— DATA SEGMENT —
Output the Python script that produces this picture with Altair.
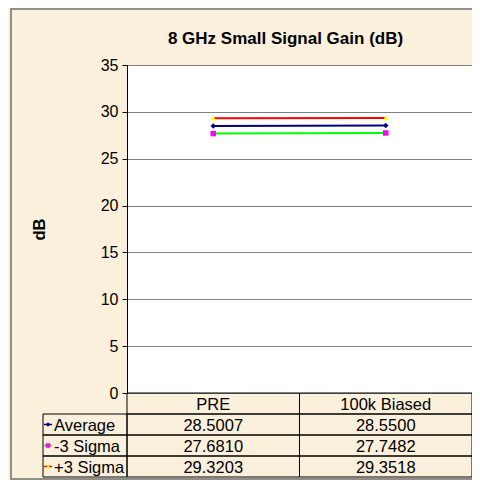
import altair as alt
import pandas as pd

# ---- data ----
categories = ["PRE", "100k Biased"]
series_names = ["Average", "-3 Sigma", "+3 Sigma"]
average = [28.5007, 28.5500]
minus_3_sigma = [27.6810, 27.7482]
plus_3_sigma = [29.3203, 29.3518]
y_ticks = [0, 5, 10, 15, 20, 25, 30, 35]

# ---- styles ----
line_colors = ["#000080", "#00FF00", "#FF0000"]
marker_colors = ["#000080", "#FF00FF", "#FFFF00"]
marker_shapes = ["diamond", "square", "triangle-up"]
FONT = "Liberation Sans"
BG = "#FBF0DB"
W, H = 345, 328
ROW_H = 21
rows = ["hdr"] + series_names

records = []
for name, vals in zip(series_names, [average, minus_3_sigma, plus_3_sigma]):
    for c, v in zip(categories, vals):
        records.append({"category": c, "series": name, "value": v,
                        "label": f"{v:.4f}", "row": name})
df = pd.DataFrame(records)
hdr = pd.DataFrame({"category": categories, "row": ["hdr"] * len(categories),
                    "label": categories})
cells = pd.concat([hdr, df[["category", "row", "label"]]], ignore_index=True)
labels_df = pd.DataFrame({"series": series_names, "row": series_names})
one = pd.DataFrame({"k": [0]})

x_scale = alt.Scale(type="band", domain=categories, paddingInner=0, paddingOuter=0)
x_center = alt.X("category:N", scale=x_scale, axis=None, bandPosition=0.5)
x_band = alt.X("category:N", scale=x_scale, axis=None)
row_scale = alt.Scale(type="band", domain=rows, range=[H, H + ROW_H * 4],
                      paddingInner=0, paddingOuter=0)
y_row = alt.Y("row:N", scale=row_scale, axis=None)
y_row_c = alt.Y("row:N", scale=row_scale, axis=None, bandPosition=0.5)
color_scale = alt.Scale(domain=series_names, range=line_colors)
fill_scale = alt.Scale(domain=series_names, range=marker_colors)
shape_scale = alt.Scale(domain=series_names, range=marker_shapes)
y_val_scale = alt.Scale(domain=[0, 35], nice=False, zero=True)

border = alt.Chart(one).mark_rect(fill="transparent", stroke="#6E6E6E", strokeWidth=1.5).encode(
    x=alt.value(-116), x2=alt.value(420), y=alt.value(-56), y2=alt.value(H + 86)
)

lines = alt.Chart(df).mark_line(strokeWidth=2).encode(
    x=x_center,
    y=alt.Y("value:Q", scale=y_val_scale,
            axis=alt.Axis(values=y_ticks, title="dB", titleX=-88, titleY=H / 2,
                          titleAngle=270, titleAlign="center", titleBaseline="middle")),
    color=alt.Color("series:N", scale=color_scale, legend=None),
    detail="series:N",
)

points = alt.Chart(df).mark_point(filled=True, size=30, strokeWidth=0, opacity=1).encode(
    x=x_center,
    y=alt.Y("value:Q", scale=y_val_scale, axis=None),
    fill=alt.Fill("series:N", scale=fill_scale, legend=None),
    shape=alt.Shape("series:N", scale=shape_scale, legend=None),
)

cell_rects = alt.Chart(cells).mark_rect(fill="transparent", stroke="black", strokeWidth=1).encode(
    x=x_band, y=y_row
)

cell_text = alt.Chart(cells).mark_text(font=FONT, fontSize=16.5, color="black",
                                       baseline="middle", align="center", dy=1).encode(
    x=x_center, y=y_row_c, text="label:N"
)

label_rects = alt.Chart(labels_df).mark_rect(fill="transparent", stroke="black", strokeWidth=1).encode(
    x=alt.value(-84), x2=alt.value(0), y=y_row
)

label_text = alt.Chart(labels_df).mark_text(font=FONT, fontSize=16.5, color="black",
                                            baseline="middle", align="left", dy=1).encode(
    x=alt.value(-73), y=y_row_c, text="series:N"
)

sym_lines = alt.Chart(labels_df).mark_rule(strokeWidth=1.5).encode(
    x=alt.value(-83), x2=alt.value(-75), y=y_row_c,
    color=alt.Color("series:N", scale=color_scale, legend=None),
)

sym_points = alt.Chart(labels_df).mark_point(filled=True, size=20, strokeWidth=0, opacity=1).encode(
    x=alt.value(-79), y=y_row_c,
    fill=alt.Fill("series:N", scale=fill_scale, legend=None),
    shape=alt.Shape("series:N", scale=shape_scale, legend=None),
)

chart = alt.layer(
    border, lines, points, cell_rects, cell_text, label_rects, label_text, sym_lines, sym_points
).resolve_scale(y="independent").properties(
    width=W, height=H,
    title=alt.TitleParams("8 GHz Small Signal Gain (dB)", font=FONT, fontSize=17,
                          fontWeight="bold", color="black", anchor="middle", dx=-14,
                          offset=-40),
    autosize=alt.AutoSizeParams(type="none"),
    padding={"left": 119, "top": 57, "right": 0, "bottom": 87},
).configure(background=BG).configure_view(
    fill="white", stroke="#808080", strokeWidth=1
).configure_axis(
    labelFont=FONT, labelFontSize=16, labelColor="black", labelPadding=4,
    tickColor="black", tickSize=5, domainColor="black",
    gridColor="#808080", gridWidth=1,
    titleFont=FONT, titleFontSize=16.5, titleFontWeight="bold", titleColor="black",
)

chart.save("out.html", embed_options={"renderer": "svg", "actions": False})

— REQUEST —
Write out the whole listing again, exactly, with no pictures.

— ANSWER FOR THE TASK —
Output the Python script that produces this picture with Altair.
import altair as alt
import pandas as pd

# ---- data ----
categories = ["PRE", "100k Biased"]
series_names = ["Average", "-3 Sigma", "+3 Sigma"]
average = [28.5007, 28.5500]
minus_3_sigma = [27.6810, 27.7482]
plus_3_sigma = [29.3203, 29.3518]
y_ticks = [0, 5, 10, 15, 20, 25, 30, 35]

# ---- styles ----
line_colors = ["#000080", "#00FF00", "#FF0000"]
marker_colors = ["#000080", "#FF00FF", "#FFFF00"]
marker_shapes = ["diamond", "square", "triangle-up"]
FONT = "Liberation Sans"
BG = "#FBF0DB"
W, H = 345, 328
ROW_H = 21
rows = ["hdr"] + series_names

records = []
for name, vals in zip(series_names, [average, minus_3_sigma, plus_3_sigma]):
    for c, v in zip(categories, vals):
        records.append({"category": c, "series": name, "value": v,
                        "label": f"{v:.4f}", "row": name})
df = pd.DataFrame(records)
hdr = pd.DataFrame({"category": categories, "row": ["hdr"] * len(categories),
                    "label": categories})
cells = pd.concat([hdr, df[["category", "row", "label"]]], ignore_index=True)
labels_df = pd.DataFrame({"series": series_names, "row": series_names})
one = pd.DataFrame({"k": [0]})

x_scale = alt.Scale(type="band", domain=categories, paddingInner=0, paddingOuter=0)
x_center = alt.X("category:N", scale=x_scale, axis=None, bandPosition=0.5)
x_band = alt.X("category:N", scale=x_scale, axis=None)
row_scale = alt.Scale(type="band", domain=rows, range=[H, H + ROW_H * 4],
                      paddingInner=0, paddingOuter=0)
y_row = alt.Y("row:N", scale=row_scale, axis=None)
y_row_c = alt.Y("row:N", scale=row_scale, axis=None, bandPosition=0.5)
color_scale = alt.Scale(domain=series_names, range=line_colors)
fill_scale = alt.Scale(domain=series_names, range=marker_colors)
shape_scale = alt.Scale(domain=series_names, range=marker_shapes)
y_val_scale = alt.Scale(domain=[0, 35], nice=False, zero=True)

border = alt.Chart(one).mark_rect(fill="transparent", stroke="#6E6E6E", strokeWidth=1.5).encode(
    x=alt.value(-116), x2=alt.value(420), y=alt.value(-56), y2=alt.value(H + 86)
)

lines = alt.Chart(df).mark_line(strokeWidth=2).encode(
    x=x_center,
    y=alt.Y("value:Q", scale=y_val_scale,
            axis=alt.Axis(values=y_ticks, title="dB", titleX=-88, titleY=H / 2,
                          titleAngle=270, titleAlign="center", titleBaseline="middle")),
    color=alt.Color("series:N", scale=color_scale, legend=None),
    detail="series:N",
)

points = alt.Chart(df).mark_point(filled=True, size=30, strokeWidth=0, opacity=1).encode(
    x=x_center,
    y=alt.Y("value:Q", scale=y_val_scale, axis=None),
    fill=alt.Fill("series:N", scale=fill_scale, legend=None),
    shape=alt.Shape("series:N", scale=shape_scale, legend=None),
)

cell_rects = alt.Chart(cells).mark_rect(fill="transparent", stroke="black", strokeWidth=1).encode(
    x=x_band, y=y_row
)

cell_text = alt.Chart(cells).mark_text(font=FONT, fontSize=16.5, color="black",
                                       baseline="middle", align="center", dy=1).encode(
    x=x_center, y=y_row_c, text="label:N"
)

label_rects = alt.Chart(labels_df).mark_rect(fill="transparent", stroke="black", strokeWidth=1).encode(
    x=alt.value(-84), x2=alt.value(0), y=y_row
)

label_text = alt.Chart(labels_df).mark_text(font=FONT, fontSize=16.5, color="black",
                                            baseline="middle", align="left", dy=1).encode(
    x=alt.value(-73), y=y_row_c, text="series:N"
)

sym_lines = alt.Chart(labels_df).mark_rule(strokeWidth=1.5).encode(
    x=alt.value(-83), x2=alt.value(-75), y=y_row_c,
    color=alt.Color("series:N", scale=color_scale, legend=None),
)

sym_points = alt.Chart(labels_df).mark_point(filled=True, size=20, strokeWidth=0, opacity=1).encode(
    x=alt.value(-79), y=y_row_c,
    fill=alt.Fill("series:N", scale=fill_scale, legend=None),
    shape=alt.Shape("series:N", scale=shape_scale, legend=None),
)

chart = alt.layer(
    border, lines, points, cell_rects, cell_text, label_rects, label_text, sym_lines, sym_points
).resolve_scale(y="independent").properties(
    width=W, height=H,
    title=alt.TitleParams("8 GHz Small Signal Gain (dB)", font=FONT, fontSize=17,
                          fontWeight="bold", color="black", anchor="middle", dx=-14,
                          offset=-40),
    autosize=alt.AutoSizeParams(type="none"),
    padding={"left": 119, "top": 57, "right": 0, "bottom": 87},
).configure(background=BG).configure_view(
    fill="white", stroke="#808080", strokeWidth=1
).configure_axis(
    labelFont=FONT, labelFontSize=16, labelColor="black", labelPadding=4,
    tickColor="black", tickSize=5, domainColor="black",
    gridColor="#808080", gridWidth=1,
    titleFont=FONT, titleFontSize=16.5, titleFontWeight="bold", titleColor="black",
)

chart.save("out.html", embed_options={"renderer": "svg", "actions": False})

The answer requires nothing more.